[What is being asked] Repeat every line of the listing below exactly, minus the pictures.

[Recorded data]
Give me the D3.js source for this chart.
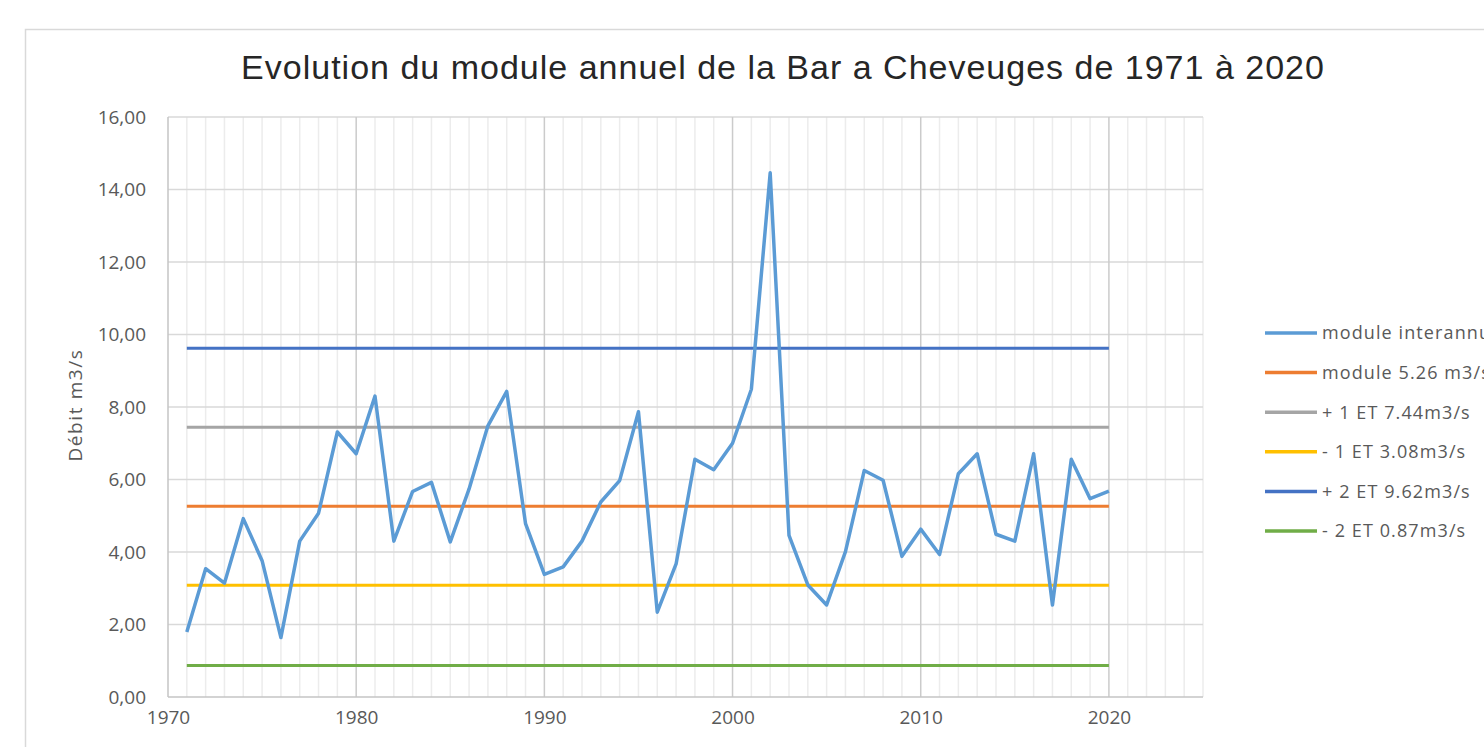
<!DOCTYPE html>
<html>
<head>
<meta charset="utf-8">
<script src="https://cdn.jsdelivr.net/npm/d3@7"></script>
<style>
  body { margin: 0; background: #fff; overflow: hidden; }
  svg { display: block; }
</style>
</head>
<body>
<div id="chart"></div>
<script>
// annual flow of the Bar at Cheveuges (m3/s)
var years = [1971,1972,1973,1974,1975,1976,1977,1978,1979,1980,
  1981,1982,1983,1984,1985,1986,1987,1988,1989,1990,
  1991,1992,1993,1994,1995,1996,1997,1998,1999,2000,
  2001,2002,2003,2004,2005,2006,2007,2008,2009,2010,
  2011,2012,2013,2014,2015,2016,2017,2018,2019,2020];
var debit = [1.79,3.54,3.14,4.92,3.76,1.64,4.30,5.07,7.31,6.71,
  8.30,4.30,5.67,5.92,4.28,5.74,7.48,8.43,4.78,3.38,
  3.59,4.30,5.38,5.97,7.87,2.34,3.67,6.56,6.27,7.00,
  8.49,14.46,4.46,3.09,2.54,4.01,6.25,5.98,3.88,4.63,
  3.93,6.16,6.71,4.49,4.30,6.71,2.54,6.56,5.47,5.68];

var refNames = ["module 5.26 m3/s","+ 1 ET 7.44m3/s","- 1 ET 3.08m3/s","+ 2 ET 9.62m3/s","- 2 ET 0.87m3/s"];
var refValues = [5.26,7.44,3.08,9.62,0.87];
var refColors = ["#ED7D31","#A5A5A5","#FFC000","#4472C4","#70AD47"];

var legendNames = ["module interannuel"].concat(refNames);
var legendColors = ["#5B9BD5"].concat(refColors);

var yTicks = [0,2,4,6,8,10,12,14,16];
var xTicks = [1970,1980,1990,2000,2010,2020];

var width = 1484, height = 747;
var margin = {left: 168, top: 117, right: 1203, bottom: 697};

var svg = d3.select("#chart").append("svg")
  .attr("width", width)
  .attr("height", height);

// outer chart frame
svg.append("rect")
  .attr("x", 25.5).attr("y", 29.5)
  .attr("width", 1600).attr("height", 900)
  .attr("fill", "none")
  .attr("stroke", "#d9d9d9")
  .attr("stroke-width", 1.5);

var x = d3.scaleLinear().domain([1970, 2025]).range([margin.left, margin.right]);
var y = d3.scaleLinear().domain([0, 16]).range([margin.bottom, margin.top]);

// minor vertical grid every year
var g = svg.append("g");
g.selectAll(".vminor")
  .data(d3.range(1971, 2026).filter(function(d){ return d % 10 != 0; }))
  .enter().append("line")
  .attr("x1", function(d){ return x(d); })
  .attr("x2", function(d){ return x(d); })
  .attr("y1", y(0)).attr("y2", y(16))
  .attr("stroke", "#ececec")
  .attr("stroke-width", 1.5);

// horizontal grid
g.selectAll(".hgrid")
  .data(yTicks.slice(1))
  .enter().append("line")
  .attr("x1", x(1970)).attr("x2", x(2025))
  .attr("y1", function(d){ return y(d); })
  .attr("y2", function(d){ return y(d); })
  .attr("stroke", "#d9d9d9")
  .attr("stroke-width", 1.5);

// major vertical grid
g.selectAll(".vmajor")
  .data(xTicks.slice(1))
  .enter().append("line")
  .attr("x1", function(d){ return x(d); })
  .attr("x2", function(d){ return x(d); })
  .attr("y1", y(0)).attr("y2", y(16))
  .attr("stroke", "#cbcbcb")
  .attr("stroke-width", 1.5);

// axes lines
svg.append("line")
  .attr("x1", x(1970)).attr("x2", x(1970))
  .attr("y1", y(0)).attr("y2", y(16))
  .attr("stroke", "#c4c4c4").attr("stroke-width", 1.5);
svg.append("line")
  .attr("x1", x(1970)).attr("x2", x(2025))
  .attr("y1", y(0)).attr("y2", y(0))
  .attr("stroke", "#c4c4c4").attr("stroke-width", 1.5);

// y tick labels
var fmt = function(d){ return d3.format(".2f")(d).replace(".", ","); };
var yAxis = d3.axisLeft(y).tickValues(yTicks).tickFormat(fmt).tickSize(0).tickPadding(22);
svg.append("g")
  .attr("transform", "translate(" + margin.left + ",0)")
  .call(yAxis)
  .call(function(s){ s.select(".domain").remove(); })
  .selectAll("text")
  .attr("font-family", "'Open Sans', sans-serif")
  .attr("font-size", 19)
  .attr("fill", "#595959");

// x tick labels
var xAxis = d3.axisBottom(x).tickValues(xTicks).tickFormat(d3.format("d")).tickSize(0).tickPadding(14);
svg.append("g")
  .attr("transform", "translate(0," + margin.bottom + ")")
  .call(xAxis)
  .call(function(s){ s.select(".domain").remove(); })
  .selectAll("text")
  .attr("font-family", "'Open Sans', sans-serif")
  .attr("font-size", 19)
  .attr("fill", "#595959");

// reference lines
svg.selectAll(".ref")
  .data(refValues)
  .enter().append("line")
  .attr("x1", x(years[0]))
  .attr("x2", x(years[years.length - 1]))
  .attr("y1", function(d){ return y(d); })
  .attr("y2", function(d){ return y(d); })
  .attr("stroke", function(d, i){ return refColors[i]; })
  .attr("stroke-width", 3);

// annual series
var line = d3.line()
  .x(function(d, i){ return x(years[i]); })
  .y(function(d){ return y(d); });

svg.append("path")
  .datum(debit)
  .attr("d", line)
  .attr("fill", "none")
  .attr("stroke", "#5B9BD5")
  .attr("stroke-width", 3.5)
  .attr("stroke-linejoin", "round");

// title
svg.append("text")
  .attr("x", 783).attr("y", 79)
  .attr("text-anchor", "middle")
  .attr("font-family", "'Liberation Sans', Arial, sans-serif")
  .attr("font-size", 34)
  .attr("letter-spacing", 1)
  .attr("fill", "#262626")
  .text("Evolution du module annuel de la Bar a Cheveuges de 1971 à 2020");

// y axis title
svg.append("text")
  .attr("transform", "translate(82,405) rotate(-90)")
  .attr("text-anchor", "middle")
  .attr("font-family", "'Open Sans', sans-serif")
  .attr("font-size", 19)
  .attr("letter-spacing", 1.6)
  .attr("fill", "#595959")
  .text("Débit m3/s");

// legend
var legend = svg.selectAll(".legend")
  .data(legendNames)
  .enter().append("g")
  .attr("transform", function(d, i){ return "translate(1265," + (333 + i * 39.6) + ")"; });

legend.append("line")
  .attr("x1", 0).attr("x2", 52)
  .attr("stroke", function(d, i){ return legendColors[i]; })
  .attr("stroke-width", 3.5);

legend.append("text")
  .attr("x", 57)
  .attr("dy", "0.35em")
  .attr("font-family", "'Open Sans', sans-serif")
  .attr("font-size", 18)
  .attr("letter-spacing", 1.1)
  .attr("fill", "#595959")
  .text(function(d){ return d; });
</script>
</body>
</html>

[Finished task]
Give me the D3.js source for this chart.
<!DOCTYPE html>
<html>
<head>
<meta charset="utf-8">
<script src="https://cdn.jsdelivr.net/npm/d3@7"></script>
<style>
  body { margin: 0; background: #fff; overflow: hidden; }
  svg { display: block; }
</style>
</head>
<body>
<div id="chart"></div>
<script>
// annual flow of the Bar at Cheveuges (m3/s)
var years = [1971,1972,1973,1974,1975,1976,1977,1978,1979,1980,
  1981,1982,1983,1984,1985,1986,1987,1988,1989,1990,
  1991,1992,1993,1994,1995,1996,1997,1998,1999,2000,
  2001,2002,2003,2004,2005,2006,2007,2008,2009,2010,
  2011,2012,2013,2014,2015,2016,2017,2018,2019,2020];
var debit = [1.79,3.54,3.14,4.92,3.76,1.64,4.30,5.07,7.31,6.71,
  8.30,4.30,5.67,5.92,4.28,5.74,7.48,8.43,4.78,3.38,
  3.59,4.30,5.38,5.97,7.87,2.34,3.67,6.56,6.27,7.00,
  8.49,14.46,4.46,3.09,2.54,4.01,6.25,5.98,3.88,4.63,
  3.93,6.16,6.71,4.49,4.30,6.71,2.54,6.56,5.47,5.68];

var refNames = ["module 5.26 m3/s","+ 1 ET 7.44m3/s","- 1 ET 3.08m3/s","+ 2 ET 9.62m3/s","- 2 ET 0.87m3/s"];
var refValues = [5.26,7.44,3.08,9.62,0.87];
var refColors = ["#ED7D31","#A5A5A5","#FFC000","#4472C4","#70AD47"];

var legendNames = ["module interannuel"].concat(refNames);
var legendColors = ["#5B9BD5"].concat(refColors);

var yTicks = [0,2,4,6,8,10,12,14,16];
var xTicks = [1970,1980,1990,2000,2010,2020];

var width = 1484, height = 747;
var margin = {left: 168, top: 117, right: 1203, bottom: 697};

var svg = d3.select("#chart").append("svg")
  .attr("width", width)
  .attr("height", height);

// outer chart frame
svg.append("rect")
  .attr("x", 25.5).attr("y", 29.5)
  .attr("width", 1600).attr("height", 900)
  .attr("fill", "none")
  .attr("stroke", "#d9d9d9")
  .attr("stroke-width", 1.5);

var x = d3.scaleLinear().domain([1970, 2025]).range([margin.left, margin.right]);
var y = d3.scaleLinear().domain([0, 16]).range([margin.bottom, margin.top]);

// minor vertical grid every year
var g = svg.append("g");
g.selectAll(".vminor")
  .data(d3.range(1971, 2026).filter(function(d){ return d % 10 != 0; }))
  .enter().append("line")
  .attr("x1", function(d){ return x(d); })
  .attr("x2", function(d){ return x(d); })
  .attr("y1", y(0)).attr("y2", y(16))
  .attr("stroke", "#ececec")
  .attr("stroke-width", 1.5);

// horizontal grid
g.selectAll(".hgrid")
  .data(yTicks.slice(1))
  .enter().append("line")
  .attr("x1", x(1970)).attr("x2", x(2025))
  .attr("y1", function(d){ return y(d); })
  .attr("y2", function(d){ return y(d); })
  .attr("stroke", "#d9d9d9")
  .attr("stroke-width", 1.5);

// major vertical grid
g.selectAll(".vmajor")
  .data(xTicks.slice(1))
  .enter().append("line")
  .attr("x1", function(d){ return x(d); })
  .attr("x2", function(d){ return x(d); })
  .attr("y1", y(0)).attr("y2", y(16))
  .attr("stroke", "#cbcbcb")
  .attr("stroke-width", 1.5);

// axes lines
svg.append("line")
  .attr("x1", x(1970)).attr("x2", x(1970))
  .attr("y1", y(0)).attr("y2", y(16))
  .attr("stroke", "#c4c4c4").attr("stroke-width", 1.5);
svg.append("line")
  .attr("x1", x(1970)).attr("x2", x(2025))
  .attr("y1", y(0)).attr("y2", y(0))
  .attr("stroke", "#c4c4c4").attr("stroke-width", 1.5);

// y tick labels
var fmt = function(d){ return d3.format(".2f")(d).replace(".", ","); };
var yAxis = d3.axisLeft(y).tickValues(yTicks).tickFormat(fmt).tickSize(0).tickPadding(22);
svg.append("g")
  .attr("transform", "translate(" + margin.left + ",0)")
  .call(yAxis)
  .call(function(s){ s.select(".domain").remove(); })
  .selectAll("text")
  .attr("font-family", "'Open Sans', sans-serif")
  .attr("font-size", 19)
  .attr("fill", "#595959");

// x tick labels
var xAxis = d3.axisBottom(x).tickValues(xTicks).tickFormat(d3.format("d")).tickSize(0).tickPadding(14);
svg.append("g")
  .attr("transform", "translate(0," + margin.bottom + ")")
  .call(xAxis)
  .call(function(s){ s.select(".domain").remove(); })
  .selectAll("text")
  .attr("font-family", "'Open Sans', sans-serif")
  .attr("font-size", 19)
  .attr("fill", "#595959");

// reference lines
svg.selectAll(".ref")
  .data(refValues)
  .enter().append("line")
  .attr("x1", x(years[0]))
  .attr("x2", x(years[years.length - 1]))
  .attr("y1", function(d){ return y(d); })
  .attr("y2", function(d){ return y(d); })
  .attr("stroke", function(d, i){ return refColors[i]; })
  .attr("stroke-width", 3);

// annual series
var line = d3.line()
  .x(function(d, i){ return x(years[i]); })
  .y(function(d){ return y(d); });

svg.append("path")
  .datum(debit)
  .attr("d", line)
  .attr("fill", "none")
  .attr("stroke", "#5B9BD5")
  .attr("stroke-width", 3.5)
  .attr("stroke-linejoin", "round");

// title
svg.append("text")
  .attr("x", 783).attr("y", 79)
  .attr("text-anchor", "middle")
  .attr("font-family", "'Liberation Sans', Arial, sans-serif")
  .attr("font-size", 34)
  .attr("letter-spacing", 1)
  .attr("fill", "#262626")
  .text("Evolution du module annuel de la Bar a Cheveuges de 1971 à 2020");

// y axis title
svg.append("text")
  .attr("transform", "translate(82,405) rotate(-90)")
  .attr("text-anchor", "middle")
  .attr("font-family", "'Open Sans', sans-serif")
  .attr("font-size", 19)
  .attr("letter-spacing", 1.6)
  .attr("fill", "#595959")
  .text("Débit m3/s");

// legend
var legend = svg.selectAll(".legend")
  .data(legendNames)
  .enter().append("g")
  .attr("transform", function(d, i){ return "translate(1265," + (333 + i * 39.6) + ")"; });

legend.append("line")
  .attr("x1", 0).attr("x2", 52)
  .attr("stroke", function(d, i){ return legendColors[i]; })
  .attr("stroke-width", 3.5);

legend.append("text")
  .attr("x", 57)
  .attr("dy", "0.35em")
  .attr("font-family", "'Open Sans', sans-serif")
  .attr("font-size", 18)
  .attr("letter-spacing", 1.1)
  .attr("fill", "#595959")
  .text(function(d){ return d; });
</script>
</body>
</html>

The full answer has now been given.